What are Opens?
Opens or open rates measure how many people opened up an email and looked at it. In most cases, they aren’t read, but there’s no guarantee they did any more than glance at it, and there is no way to track how long they looked at the email. Though it is a general indicator of subject line effectiveness, it can be a misleading metric for online marketers.
Why are Opens important in an Email Campaign?
The “open rate” for an email campaign is a measure of how many recipients viewed an email. It’s important to understand that open rates are not a 100% accurate measure.
Opens can be tracked in HTML emails because they include a tracking pixel, which is a tiny, invisible image that is displayed when the subscriber opens your email. When that image is downloaded from the web servers, the email is recorded as being opened in most cases.
There are various reasons why the number of opens can be over-reported, and they can also be under-reported. Recording an open can only happen if the reader’s email client can display HTML with images, and that option is turned on.
Similarly, people may choose to read your HTML email without displaying images not tobe recorded as an open either.
Even though email open rates are not a 100% accurate measure, it is incorrect to assume that this metric has no value. Paying attention to email open rate trends is very important because it leads to questions like “are my open rates trending up or down?” and “Are some customer segmented lists performing better than others over time?”
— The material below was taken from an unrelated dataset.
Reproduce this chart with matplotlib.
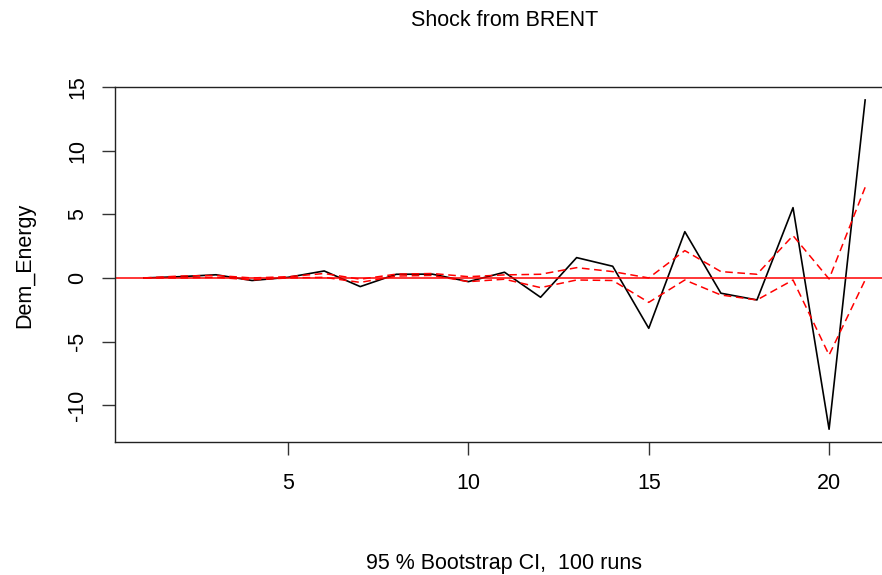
import numpy as np
import matplotlib.pyplot as plt

# impulse response of Dem_Energy to a BRENT shock, with bootstrap bounds
horizon = np.arange(1, 22)
irf = [0.0, 0.1, 0.25, -0.2, 0.05, 0.55, -0.68, 0.29, 0.3, -0.29, 0.45,
       -1.52, 1.6, 0.92, -3.96, 3.64, -1.2, -1.73, 5.53, -11.9, 14.0]
upper = [0.0, 0.15, 0.2, 0.0, 0.1, 0.35, -0.1, 0.3, 0.35, 0.1, 0.24,
         0.29, 0.81, 0.5, 0.0, 2.15, 0.5, 0.29, 3.33, -0.08, 7.13]
lower = [0.0, 0.0, 0.05, -0.15, 0.0, 0.05, -0.35, 0.15, 0.2, -0.29, -0.1,
         -0.76, -0.16, -0.2, -1.92, -0.16, -1.34, -1.73, -0.16, -6.06, -0.16]

title = "Shock from BRENT"
ylabel = "Dem_Energy"
xlabel = "95 % Bootstrap CI,  100 runs"
xticks = [5, 10, 15, 20]
yticks = [-10, -5, 0, 5, 10, 15]

plt.rcParams['font.family'] = ['Liberation Sans', 'DejaVu Sans']
fs = 15.5

fig = plt.figure(figsize=(8.82, 5.75), dpi=100)
ax = fig.add_axes([115 / 882, 1 - 441.7 / 575, (894 - 115) / 882, (441.7 - 87) / 575])

ax.plot(horizon, irf, color="black", lw=1.2)
ax.plot(horizon, upper, color="red", lw=1.1, ls=(0, (5, 3)))
ax.plot(horizon, lower, color="red", lw=1.1, ls=(0, (5, 3)))
ax.axhline(0, color="red", lw=1.1)

ax.set_xlim(0.2, 21.8)
ax.set_ylim(-12.88, 15.02)
ax.set_xticks(xticks)
ax.set_yticks(yticks)
ax.set_yticklabels([str(t) for t in yticks], rotation=90, va="center")
ax.tick_params(axis="both", length=9.5, width=1, labelsize=fs, color="#333333")
ax.tick_params(axis="x", pad=13)
ax.tick_params(axis="y", pad=10)
for s in ax.spines.values():
    s.set_color("#222222")
    s.set_linewidth(1)
ax.spines["right"].set_visible(False)

fig.text(504.5 / 882, 1 - 20 / 575, title, ha="center", va="center", fontsize=fs)
fig.text(504.5 / 882, 1 - 563 / 575, xlabel, ha="center", va="center", fontsize=fs)
fig.text(25 / 882, 1 - 265 / 575, ylabel, ha="center", va="center", rotation=90, fontsize=fs)

fig.savefig("out.png", dpi=100)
Therefore it can be said that open rates are not wholly accurate, but to dismiss them completely would be an error. It is best to keep watch for open rate trends and consider improving the trend with segmented email lists, targeted email segmentation, and timely, relevant communications.
How to calculate Open Rate?
To calculate the email open rate of a digital campaign, the following formula should be used:
Email Open Rate = Number of Emails Read / Number of Delivered Emails ×100
For example, if you send out 12 emails and 2 of them bounce, the number of delivered emails becomes 10. If out of those emails, five are opened, your open rate is then 5/10 = 0.5. Multiplying that by 100 gives you an email open rate of 50%.
What is the difference between Opens and Unique Opens?
When looking at the reports of a campaign that has just been set, it is possible to notice that there are two types of opens; opens and unique opens. There is a slight difference between these.
An open is the number of times the email has been opened.
A unique open is how many people have opened your email.
So the difference is you could have 200 opens on an email, but only ten people have opened it ten times. Or you could have 200 opens and 200 people had opened it.
Example:
Contact A opens the email five times.
Contact B opens the email three times
Contact C opens the email ten times.
When you look at the reports, it would say 18 opens, but there would only be three unique opens.